2. Pumsavana Samskara – is usually performed between the second and fourth month of pregnancy. Its purpose is: to insure the good health of the foetus and the proper formation of its organs, so that the family line and tradition will perpetuate thorugh the baby.
3. Simantonoyana Samskara – In the fourth or fifth month of pregnancy, the mind of the foetus begins to develop. This is when simantonoyana Samskara is performed. Its purpose is to protect the foetus–especially its newly forming mind–from all negative influences, and also to stimulate the development of the unborn child’s intellect.
4. Jatakarma Samskara is the ritual performed at the birth of a child noting the birth time and star and thus create a birth chart which is suppose to be the blue print of ones life.
5. Namakarana Samskara – On the eleventh day after the child’s birth, namakarana Samskara is performed. In this ceremony, the child receives its name.
6. Nishkramana Samskara – The baby’s first outing into the world, beyond the confines of the home.
7. Annaprashana – The first feeding of solid food to the baby, usually in the sixth month after birth.
8. Karnavedha Samskara – usually performed in the sixth or seventh month after birth, consists of the piercing of the baby’s ear lobes, so earrings may be worn.
9. Chudakarana Samskara – At the end of the first year after birth, or during the third year, the child’s hair is shaved–all but a tuft on the top of the head. This ritual shaving of hair, performed with ceremony, prayers, and chanting of Vedic hymns, is chudakarana Samskara This Samskara is for both boys and girls.
10. Vidyarambha Samskara – begins a student’s primary education by ceremonially introducing the child to the alphabet.
11. Upanayana Samskara – initiates the formal study of the Vedas. It is one of the most important and esteemed of the samskaras. Upon performance of Upanayana, a boy traditionally moves from home to live in the ashram of the guru.
12. Samavartana Samskara – With samavartana Samskara the disciple graduates from his Vedic studies and returns from the house of his guru. Thereafter, the disciple will marry and raise a family, and so enter the stage of householder, grihasthashrama.
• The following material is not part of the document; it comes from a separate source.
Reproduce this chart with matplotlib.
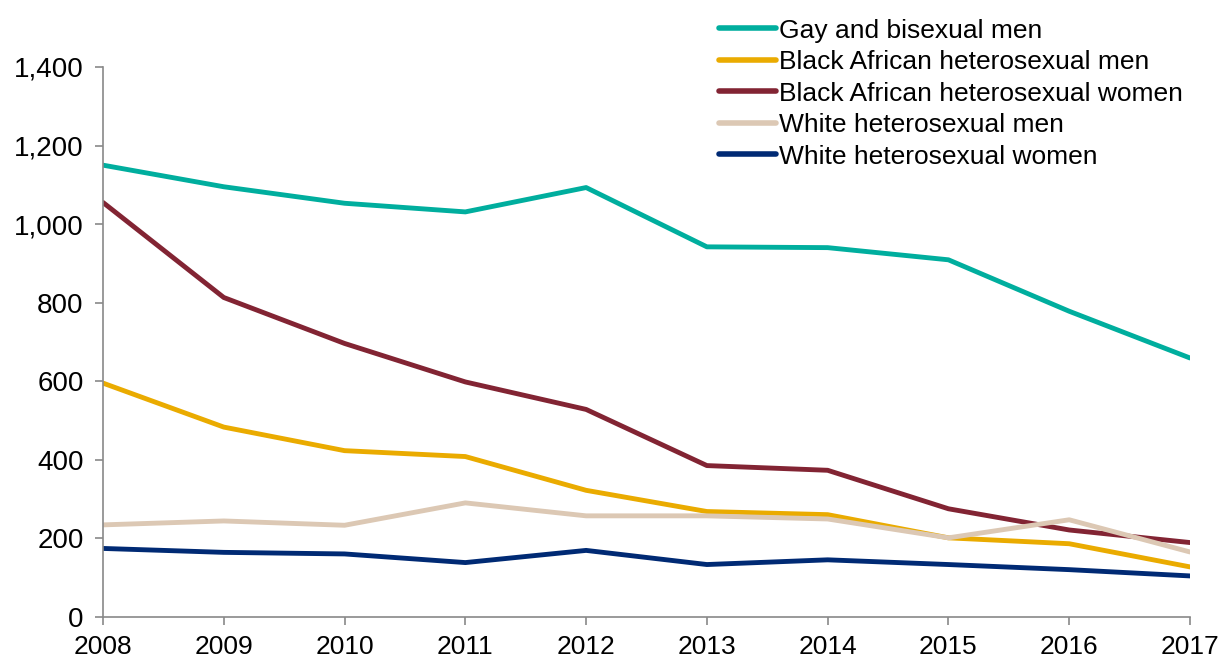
import matplotlib.pyplot as plt
from matplotlib.ticker import FuncFormatter

plt.rcParams['font.family'] = ['Liberation Sans', 'DejaVu Sans']

years = [2008, 2009, 2010, 2011, 2012, 2013, 2014, 2015, 2016, 2017]

gay_bi_men = [1150, 1095, 1053, 1031, 1093, 942, 940, 909, 778, 659]
black_af_men = [595, 483, 423, 408, 322, 268, 260, 201, 186, 127]
black_af_women = [1055, 813, 696, 598, 528, 385, 373, 275, 221, 189]
white_men = [234, 244, 233, 290, 257, 257, 249, 201, 247, 165]
white_women = [174, 164, 160, 138, 169, 133, 145, 133, 120, 104]

labels = ["Gay and bisexual men", "Black African heterosexual men",
          "Black African heterosexual women", "White heterosexual men",
          "White heterosexual women"]
colors = ["#00AE9E", "#EAAB00", "#822433", "#DCC8B4", "#002A74"]


def main():
    fig = plt.figure(figsize=(12.22, 6.6), dpi=100)
    ax = fig.add_axes([0.0843, 0.0655, 0.8895, 0.833])

    series = [gay_bi_men, black_af_men, black_af_women, white_men, white_women]
    for vals, lab, col in zip(series, labels, colors):
        ax.plot(years, vals, color=col, lw=3.5, label=lab, solid_capstyle="round")

    ax.set_xlim(2008, 2017)
    ax.set_ylim(0, 1400)
    ax.set_xticks(years)
    ax.set_yticks(range(0, 1401, 200))
    ax.yaxis.set_major_formatter(FuncFormatter(lambda v, p: "{:,.0f}".format(v)))

    for s in ["top", "right"]:
        ax.spines[s].set_visible(False)
    for s in ["left", "bottom"]:
        ax.spines[s].set_color("#898989")
        ax.spines[s].set_linewidth(1.2)
    ax.tick_params(axis="both", colors="#898989", labelcolor="black",
                   length=6, width=1.2, direction="out")
    ax.tick_params(axis="y", labelsize=20, pad=8)
    ax.tick_params(axis="x", labelsize=19, pad=7)

    leg = ax.legend(loc="upper left", bbox_to_anchor=(0.555, 1.112), frameon=False,
                    fontsize=19, handlelength=2.15, handletextpad=0.1,
                    labelspacing=0.285, borderpad=0)
    for h in leg.get_lines():
        h.set_linewidth(4)

    fig.savefig("out.png", dpi=100)


if __name__ == "__main__":
    main()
13. Vivaha Samskara – The traditional Hindu wedding ceremony is known as vivaha Samskara It is considered by many to be the most important of all the samskaras.
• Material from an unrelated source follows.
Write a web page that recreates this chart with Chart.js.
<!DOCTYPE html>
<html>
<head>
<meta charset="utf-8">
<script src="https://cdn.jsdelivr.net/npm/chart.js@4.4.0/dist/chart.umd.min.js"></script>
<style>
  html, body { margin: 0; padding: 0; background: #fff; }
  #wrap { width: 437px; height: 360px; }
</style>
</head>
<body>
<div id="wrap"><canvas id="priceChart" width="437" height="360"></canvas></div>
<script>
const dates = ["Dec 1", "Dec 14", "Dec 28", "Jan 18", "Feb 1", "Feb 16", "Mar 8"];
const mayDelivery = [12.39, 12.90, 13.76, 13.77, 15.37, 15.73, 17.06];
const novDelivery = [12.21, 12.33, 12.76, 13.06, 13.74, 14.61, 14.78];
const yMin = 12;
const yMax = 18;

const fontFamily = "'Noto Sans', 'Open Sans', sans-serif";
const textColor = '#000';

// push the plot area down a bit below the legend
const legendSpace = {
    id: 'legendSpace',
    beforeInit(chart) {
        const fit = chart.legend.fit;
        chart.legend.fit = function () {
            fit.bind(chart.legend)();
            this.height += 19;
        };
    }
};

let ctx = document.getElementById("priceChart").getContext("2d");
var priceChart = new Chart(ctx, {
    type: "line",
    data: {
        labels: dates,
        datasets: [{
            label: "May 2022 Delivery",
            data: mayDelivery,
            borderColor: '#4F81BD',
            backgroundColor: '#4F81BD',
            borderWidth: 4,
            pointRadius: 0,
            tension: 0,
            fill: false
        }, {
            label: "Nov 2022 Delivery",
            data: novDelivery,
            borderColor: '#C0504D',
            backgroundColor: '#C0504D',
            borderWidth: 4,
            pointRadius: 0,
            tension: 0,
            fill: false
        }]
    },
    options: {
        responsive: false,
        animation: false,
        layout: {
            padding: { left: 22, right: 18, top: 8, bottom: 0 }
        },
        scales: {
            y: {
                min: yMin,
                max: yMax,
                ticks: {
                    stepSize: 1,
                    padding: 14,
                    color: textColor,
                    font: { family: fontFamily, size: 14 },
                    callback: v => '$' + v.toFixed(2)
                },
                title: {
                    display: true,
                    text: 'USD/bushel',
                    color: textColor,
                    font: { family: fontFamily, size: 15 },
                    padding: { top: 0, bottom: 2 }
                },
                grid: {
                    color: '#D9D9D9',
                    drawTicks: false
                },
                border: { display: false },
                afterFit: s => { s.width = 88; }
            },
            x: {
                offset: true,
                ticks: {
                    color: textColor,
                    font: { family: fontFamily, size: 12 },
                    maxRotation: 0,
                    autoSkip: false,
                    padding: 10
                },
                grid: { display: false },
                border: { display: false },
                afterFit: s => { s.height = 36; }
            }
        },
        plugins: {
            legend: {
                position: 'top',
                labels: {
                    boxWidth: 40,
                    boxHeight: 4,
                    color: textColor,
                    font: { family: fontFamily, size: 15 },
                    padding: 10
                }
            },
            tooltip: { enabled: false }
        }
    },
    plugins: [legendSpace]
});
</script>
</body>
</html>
14. Panchamahayagna Samskara – A married couple performs the panchamahayajna, or five great sacrifices, daily. In this Samskara, one honours, in turn, the rishis, the gods, the parents, humankind, and all created beings.
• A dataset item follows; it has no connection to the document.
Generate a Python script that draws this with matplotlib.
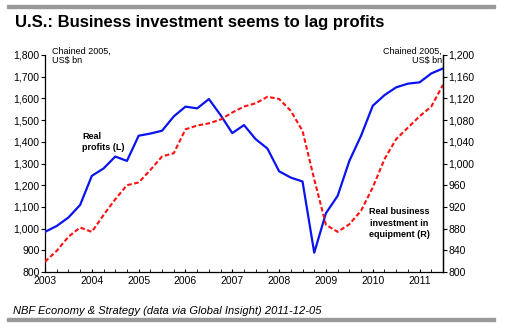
import matplotlib
matplotlib.use("Agg")
import matplotlib.pyplot as plt
from matplotlib.ticker import FuncFormatter, MultipleLocator
from matplotlib.patches import Rectangle

plt.rcParams["font.family"] = ["Liberation Sans", "DejaVu Sans"]

# quarterly, 2003Q1 .. 2011Q3
quarters = [f"{y}Q{q}" for y in range(2003, 2012) for q in range(1, 5)][:35]

# Real profits (L), chained 2005 US$ bn
profits = [985, 1012, 1051, 1109, 1243, 1277, 1332, 1312,
           1428, 1438, 1451, 1517, 1562, 1554, 1597, 1523,
           1440, 1477, 1412, 1369, 1264, 1235, 1217, 889,
           1071, 1151, 1312, 1428, 1566, 1615, 1651, 1668,
           1674, 1715, 1738]

# Real business investment in equipment (R), chained 2005 US$ bn
investment = [819, 839, 865, 882, 874, 905, 934, 960,
              965, 988, 1013, 1019, 1063, 1070, 1074, 1081,
              1094, 1105, 1111, 1123, 1119, 1097, 1060, 971,
              887, 874, 888, 913, 956, 1008, 1045, 1066,
              1087, 1105, 1145]

year_labels = [str(y) for y in range(2003, 2012)]


def q_to_float(q):
    y, n = q.split("Q")
    return int(y) + (int(n) - 1) / 4


x = [q_to_float(q) for q in quarters]

fig = plt.figure(figsize=(5.13, 3.31), dpi=100)
ax = fig.add_axes([45 / 513, 1 - 272 / 331, 398 / 513, 217 / 331])
ax2 = ax.twinx()

ax.plot(x, profits, color="#0a14f0", lw=1.6, zorder=3)
ax2.plot(x, investment, color="#ff1010", lw=1.5, ls=(0, (2.2, 1.2)))

ax.set_xlim(2003, 2011.5)
ax.set_ylim(800, 1800)
ax2.set_ylim(800, 1200)
ax.yaxis.set_major_locator(MultipleLocator(100))
ax2.yaxis.set_major_locator(MultipleLocator(40))
fmt = FuncFormatter(lambda v, p: f"{int(v):,}")
ax.yaxis.set_major_formatter(fmt)
ax2.yaxis.set_major_formatter(fmt)

ax.set_xticks(range(2003, 2012))
ax.set_xticklabels(year_labels)
ax.set_xticks(x, minor=True)

for a in (ax, ax2):
    a.spines["top"].set_visible(False)
    for s in a.spines.values():
        s.set_linewidth(0.9)
    a.tick_params(labelsize=7.5, colors="black", length=3, width=0.8, pad=1)
ax.tick_params(axis="x", which="both", direction="in", length=2.5, pad=3)
ax2.spines["left"].set_visible(False)
ax2.spines["bottom"].set_visible(False)

ax.text(0.018, 1.04, "Chained 2005,\nUS$ bn", transform=ax.transAxes,
        fontsize=6.5, va="top", ha="left", linespacing=1.1)
ax.text(0.998, 1.04, "Chained 2005,\nUS$ bn", transform=ax.transAxes,
        fontsize=6.5, va="top", ha="right", linespacing=1.1)
ax.text(2003.8, 1445, "Real\nprofits (L)", fontsize=6.5, fontweight="bold",
        va="top", ha="left", linespacing=1.3)
ax2.text(2010.56, 919, "Real business\ninvestment in\nequipment (R)",
         fontsize=6.5, fontweight="bold", va="top", ha="center",
         linespacing=1.3)

fig.text(15 / 513, 1 - 22 / 331, "U.S.: Business investment seems to lag profits",
         fontsize=12, fontweight="bold", va="center", ha="left")
fig.text(13 / 513, 1 - 311 / 331,
         "NBF Economy & Strategy (data via Global Insight) 2011-12-05",
         fontsize=8, style="italic", va="center", ha="left")

for yb in (5, 318):
    fig.patches.append(Rectangle((7 / 513, 1 - (yb + 3) / 331), 488 / 513, 3 / 331,
                                 transform=fig.transFigure, color="#999999"))

fig.savefig("out.png", dpi=100)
15. Vanaprastha Samskara – According to the Vedic tradition, vanaprastha is the third stage of life, following brahmacharya (Vedic student/disciple) and grihasta (householder). Here, a one leaves behind ones life in the world and retires to the forest (or serving the society), to live an ascetic life devoted to service, study of the scriptures and to meditation.
16. Antyeshti Samskara – The final sacrament, the funeral rites, are known as antyeshti Samskara.